» Collected data

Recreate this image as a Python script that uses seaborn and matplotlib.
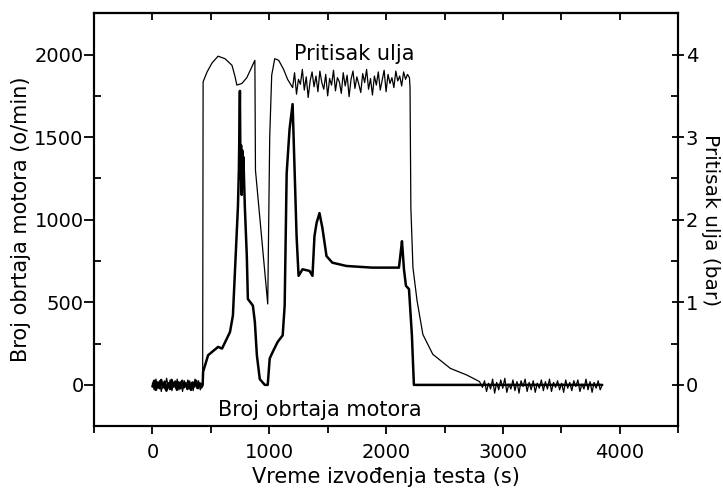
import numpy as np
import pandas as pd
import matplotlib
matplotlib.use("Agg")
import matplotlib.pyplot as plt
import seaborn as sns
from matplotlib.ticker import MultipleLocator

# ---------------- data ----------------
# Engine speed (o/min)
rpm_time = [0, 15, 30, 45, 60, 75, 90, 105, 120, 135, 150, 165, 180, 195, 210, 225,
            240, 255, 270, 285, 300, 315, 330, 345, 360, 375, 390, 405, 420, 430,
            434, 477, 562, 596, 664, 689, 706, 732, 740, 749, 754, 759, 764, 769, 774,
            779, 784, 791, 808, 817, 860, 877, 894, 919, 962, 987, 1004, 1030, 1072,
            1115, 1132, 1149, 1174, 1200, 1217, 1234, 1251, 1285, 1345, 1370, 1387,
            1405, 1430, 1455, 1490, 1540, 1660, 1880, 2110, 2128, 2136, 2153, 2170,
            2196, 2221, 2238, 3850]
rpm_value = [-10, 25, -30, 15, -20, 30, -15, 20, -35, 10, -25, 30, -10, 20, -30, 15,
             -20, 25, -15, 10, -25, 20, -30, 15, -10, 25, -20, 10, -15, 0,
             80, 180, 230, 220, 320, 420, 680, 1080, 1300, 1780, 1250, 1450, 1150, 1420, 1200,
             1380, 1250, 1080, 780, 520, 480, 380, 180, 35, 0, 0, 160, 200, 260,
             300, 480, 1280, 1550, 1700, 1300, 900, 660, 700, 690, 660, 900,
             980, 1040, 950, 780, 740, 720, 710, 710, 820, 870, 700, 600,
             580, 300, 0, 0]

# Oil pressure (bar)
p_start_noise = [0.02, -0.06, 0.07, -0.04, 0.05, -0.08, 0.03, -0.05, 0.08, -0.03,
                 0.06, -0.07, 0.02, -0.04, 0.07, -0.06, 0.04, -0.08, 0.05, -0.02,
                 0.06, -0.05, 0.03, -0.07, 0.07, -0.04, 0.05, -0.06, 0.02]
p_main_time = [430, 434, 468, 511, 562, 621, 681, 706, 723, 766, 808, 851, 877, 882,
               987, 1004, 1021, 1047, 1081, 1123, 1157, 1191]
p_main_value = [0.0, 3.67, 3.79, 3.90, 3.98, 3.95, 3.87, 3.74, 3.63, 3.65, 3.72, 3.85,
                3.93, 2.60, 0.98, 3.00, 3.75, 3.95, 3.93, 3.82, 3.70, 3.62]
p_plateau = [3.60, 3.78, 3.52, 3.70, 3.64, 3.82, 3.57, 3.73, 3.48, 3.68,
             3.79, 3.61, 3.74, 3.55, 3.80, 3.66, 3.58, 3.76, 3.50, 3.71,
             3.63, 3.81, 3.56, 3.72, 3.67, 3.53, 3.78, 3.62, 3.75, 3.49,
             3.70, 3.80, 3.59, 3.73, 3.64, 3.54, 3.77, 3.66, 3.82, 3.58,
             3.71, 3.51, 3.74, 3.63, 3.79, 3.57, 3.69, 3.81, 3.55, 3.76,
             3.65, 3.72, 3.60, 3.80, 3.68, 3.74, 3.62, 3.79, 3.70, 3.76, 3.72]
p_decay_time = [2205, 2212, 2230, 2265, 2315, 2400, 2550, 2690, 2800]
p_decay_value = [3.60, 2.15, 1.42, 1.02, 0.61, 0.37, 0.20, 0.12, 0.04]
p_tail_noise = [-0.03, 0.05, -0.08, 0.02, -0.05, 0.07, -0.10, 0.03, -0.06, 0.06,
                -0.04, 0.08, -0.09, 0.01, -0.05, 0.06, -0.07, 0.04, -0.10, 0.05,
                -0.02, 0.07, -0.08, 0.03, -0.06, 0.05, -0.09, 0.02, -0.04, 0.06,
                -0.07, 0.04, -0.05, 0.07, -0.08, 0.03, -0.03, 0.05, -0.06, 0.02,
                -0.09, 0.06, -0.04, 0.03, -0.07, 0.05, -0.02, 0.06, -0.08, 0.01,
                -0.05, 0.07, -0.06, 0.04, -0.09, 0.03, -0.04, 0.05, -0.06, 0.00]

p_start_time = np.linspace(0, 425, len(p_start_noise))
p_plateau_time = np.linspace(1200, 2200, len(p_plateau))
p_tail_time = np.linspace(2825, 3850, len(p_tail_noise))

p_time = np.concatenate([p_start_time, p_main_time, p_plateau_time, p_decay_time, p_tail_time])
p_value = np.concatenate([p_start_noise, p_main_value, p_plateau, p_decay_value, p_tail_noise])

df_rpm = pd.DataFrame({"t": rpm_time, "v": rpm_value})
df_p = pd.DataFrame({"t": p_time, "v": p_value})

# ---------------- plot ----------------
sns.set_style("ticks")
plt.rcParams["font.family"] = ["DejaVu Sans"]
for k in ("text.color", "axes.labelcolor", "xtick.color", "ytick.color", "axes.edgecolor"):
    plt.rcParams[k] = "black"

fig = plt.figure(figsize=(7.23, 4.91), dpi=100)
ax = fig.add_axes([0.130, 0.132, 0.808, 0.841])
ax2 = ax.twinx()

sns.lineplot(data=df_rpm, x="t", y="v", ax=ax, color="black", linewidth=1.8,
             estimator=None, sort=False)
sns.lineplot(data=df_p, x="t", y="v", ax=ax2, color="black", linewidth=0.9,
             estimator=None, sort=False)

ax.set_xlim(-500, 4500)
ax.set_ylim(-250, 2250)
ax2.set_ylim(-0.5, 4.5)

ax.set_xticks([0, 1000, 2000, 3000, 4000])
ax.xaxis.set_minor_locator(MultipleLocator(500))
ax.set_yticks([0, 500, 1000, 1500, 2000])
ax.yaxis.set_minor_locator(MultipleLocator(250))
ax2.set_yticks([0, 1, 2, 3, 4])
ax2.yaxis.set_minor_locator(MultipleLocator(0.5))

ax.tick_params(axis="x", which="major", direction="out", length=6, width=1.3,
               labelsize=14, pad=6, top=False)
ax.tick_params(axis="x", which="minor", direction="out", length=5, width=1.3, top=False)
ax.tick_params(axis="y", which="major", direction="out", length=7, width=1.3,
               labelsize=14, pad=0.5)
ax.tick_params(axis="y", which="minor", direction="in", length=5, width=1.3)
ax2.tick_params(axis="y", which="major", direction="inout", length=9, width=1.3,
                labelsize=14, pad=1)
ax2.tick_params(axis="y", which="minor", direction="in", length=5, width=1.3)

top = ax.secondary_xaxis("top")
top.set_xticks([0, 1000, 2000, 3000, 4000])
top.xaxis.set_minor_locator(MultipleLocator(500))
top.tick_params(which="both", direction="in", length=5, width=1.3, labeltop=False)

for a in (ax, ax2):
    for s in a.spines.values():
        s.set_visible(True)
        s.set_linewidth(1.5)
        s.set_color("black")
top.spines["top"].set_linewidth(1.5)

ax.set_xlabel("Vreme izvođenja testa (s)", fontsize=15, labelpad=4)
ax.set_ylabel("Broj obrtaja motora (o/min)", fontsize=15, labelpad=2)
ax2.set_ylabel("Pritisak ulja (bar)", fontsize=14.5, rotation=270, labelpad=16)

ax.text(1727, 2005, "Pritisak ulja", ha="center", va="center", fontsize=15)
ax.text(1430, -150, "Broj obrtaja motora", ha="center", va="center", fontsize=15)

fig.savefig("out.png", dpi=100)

» Task goal
Copy out all lines from the material above that contain the string "matplotlib".

» The result
Recreate this image as a Python script that uses seaborn and matplotlib.
import matplotlib
matplotlib.use("Agg")
import matplotlib.pyplot as plt
from matplotlib.ticker import MultipleLocator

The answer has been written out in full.